** begin **

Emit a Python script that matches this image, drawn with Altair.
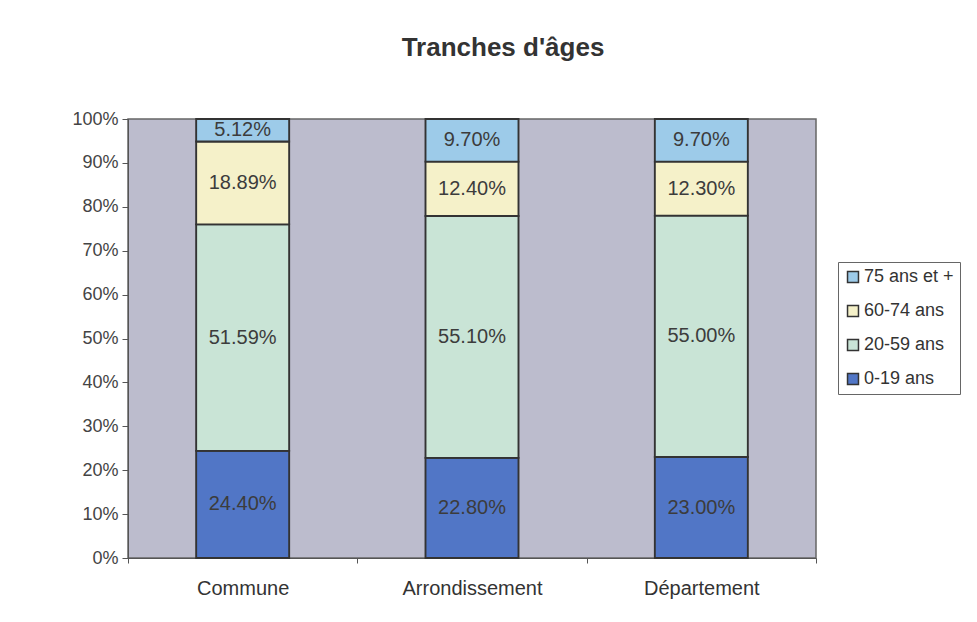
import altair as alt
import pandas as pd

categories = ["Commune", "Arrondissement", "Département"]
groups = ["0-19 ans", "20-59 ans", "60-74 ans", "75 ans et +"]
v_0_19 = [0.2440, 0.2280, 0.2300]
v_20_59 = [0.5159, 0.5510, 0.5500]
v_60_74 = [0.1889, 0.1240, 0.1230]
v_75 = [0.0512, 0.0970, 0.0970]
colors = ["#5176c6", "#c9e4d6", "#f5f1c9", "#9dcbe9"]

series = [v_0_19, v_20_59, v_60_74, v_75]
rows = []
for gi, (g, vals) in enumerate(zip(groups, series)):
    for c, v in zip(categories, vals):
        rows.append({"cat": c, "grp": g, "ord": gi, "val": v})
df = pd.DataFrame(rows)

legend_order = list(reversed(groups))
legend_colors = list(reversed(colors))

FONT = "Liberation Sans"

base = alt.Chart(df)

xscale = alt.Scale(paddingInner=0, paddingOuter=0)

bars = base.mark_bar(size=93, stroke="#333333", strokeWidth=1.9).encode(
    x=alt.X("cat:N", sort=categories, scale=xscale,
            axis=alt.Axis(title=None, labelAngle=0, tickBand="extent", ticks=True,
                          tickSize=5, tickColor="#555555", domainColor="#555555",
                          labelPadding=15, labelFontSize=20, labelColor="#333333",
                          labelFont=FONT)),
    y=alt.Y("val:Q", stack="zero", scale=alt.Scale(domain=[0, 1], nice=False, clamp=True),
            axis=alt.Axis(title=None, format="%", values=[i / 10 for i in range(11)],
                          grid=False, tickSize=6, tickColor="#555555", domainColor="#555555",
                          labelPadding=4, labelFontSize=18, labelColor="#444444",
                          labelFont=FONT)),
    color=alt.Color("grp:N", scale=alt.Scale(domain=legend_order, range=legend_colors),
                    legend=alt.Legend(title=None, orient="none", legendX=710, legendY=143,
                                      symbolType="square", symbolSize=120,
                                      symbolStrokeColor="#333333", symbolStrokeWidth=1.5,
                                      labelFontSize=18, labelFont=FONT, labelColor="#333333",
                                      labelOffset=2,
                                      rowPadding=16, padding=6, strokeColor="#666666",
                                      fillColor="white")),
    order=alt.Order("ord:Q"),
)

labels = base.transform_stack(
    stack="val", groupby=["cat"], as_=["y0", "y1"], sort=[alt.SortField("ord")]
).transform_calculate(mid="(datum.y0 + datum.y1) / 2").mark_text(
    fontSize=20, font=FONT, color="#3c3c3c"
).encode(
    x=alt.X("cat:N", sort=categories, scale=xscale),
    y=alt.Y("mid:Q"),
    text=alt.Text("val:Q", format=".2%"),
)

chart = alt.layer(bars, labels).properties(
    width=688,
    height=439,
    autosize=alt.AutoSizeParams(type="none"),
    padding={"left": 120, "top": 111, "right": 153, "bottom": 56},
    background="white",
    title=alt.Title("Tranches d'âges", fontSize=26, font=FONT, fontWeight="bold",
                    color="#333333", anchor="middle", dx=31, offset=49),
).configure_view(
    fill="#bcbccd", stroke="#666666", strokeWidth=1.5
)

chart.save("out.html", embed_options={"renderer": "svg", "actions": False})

** end **

Do this » Repeat the material above word for word, please, apart from its images.

Solution for this task »
Emit a Python script that matches this image, drawn with Altair.
import altair as alt
import pandas as pd

categories = ["Commune", "Arrondissement", "Département"]
groups = ["0-19 ans", "20-59 ans", "60-74 ans", "75 ans et +"]
v_0_19 = [0.2440, 0.2280, 0.2300]
v_20_59 = [0.5159, 0.5510, 0.5500]
v_60_74 = [0.1889, 0.1240, 0.1230]
v_75 = [0.0512, 0.0970, 0.0970]
colors = ["#5176c6", "#c9e4d6", "#f5f1c9", "#9dcbe9"]

series = [v_0_19, v_20_59, v_60_74, v_75]
rows = []
for gi, (g, vals) in enumerate(zip(groups, series)):
    for c, v in zip(categories, vals):
        rows.append({"cat": c, "grp": g, "ord": gi, "val": v})
df = pd.DataFrame(rows)

legend_order = list(reversed(groups))
legend_colors = list(reversed(colors))

FONT = "Liberation Sans"

base = alt.Chart(df)

xscale = alt.Scale(paddingInner=0, paddingOuter=0)

bars = base.mark_bar(size=93, stroke="#333333", strokeWidth=1.9).encode(
    x=alt.X("cat:N", sort=categories, scale=xscale,
            axis=alt.Axis(title=None, labelAngle=0, tickBand="extent", ticks=True,
                          tickSize=5, tickColor="#555555", domainColor="#555555",
                          labelPadding=15, labelFontSize=20, labelColor="#333333",
                          labelFont=FONT)),
    y=alt.Y("val:Q", stack="zero", scale=alt.Scale(domain=[0, 1], nice=False, clamp=True),
            axis=alt.Axis(title=None, format="%", values=[i / 10 for i in range(11)],
                          grid=False, tickSize=6, tickColor="#555555", domainColor="#555555",
                          labelPadding=4, labelFontSize=18, labelColor="#444444",
                          labelFont=FONT)),
    color=alt.Color("grp:N", scale=alt.Scale(domain=legend_order, range=legend_colors),
                    legend=alt.Legend(title=None, orient="none", legendX=710, legendY=143,
                                      symbolType="square", symbolSize=120,
                                      symbolStrokeColor="#333333", symbolStrokeWidth=1.5,
                                      labelFontSize=18, labelFont=FONT, labelColor="#333333",
                                      labelOffset=2,
                                      rowPadding=16, padding=6, strokeColor="#666666",
                                      fillColor="white")),
    order=alt.Order("ord:Q"),
)

labels = base.transform_stack(
    stack="val", groupby=["cat"], as_=["y0", "y1"], sort=[alt.SortField("ord")]
).transform_calculate(mid="(datum.y0 + datum.y1) / 2").mark_text(
    fontSize=20, font=FONT, color="#3c3c3c"
).encode(
    x=alt.X("cat:N", sort=categories, scale=xscale),
    y=alt.Y("mid:Q"),
    text=alt.Text("val:Q", format=".2%"),
)

chart = alt.layer(bars, labels).properties(
    width=688,
    height=439,
    autosize=alt.AutoSizeParams(type="none"),
    padding={"left": 120, "top": 111, "right": 153, "bottom": 56},
    background="white",
    title=alt.Title("Tranches d'âges", fontSize=26, font=FONT, fontWeight="bold",
                    color="#333333", anchor="middle", dx=31, offset=49),
).configure_view(
    fill="#bcbccd", stroke="#666666", strokeWidth=1.5
)

chart.save("out.html", embed_options={"renderer": "svg", "actions": False})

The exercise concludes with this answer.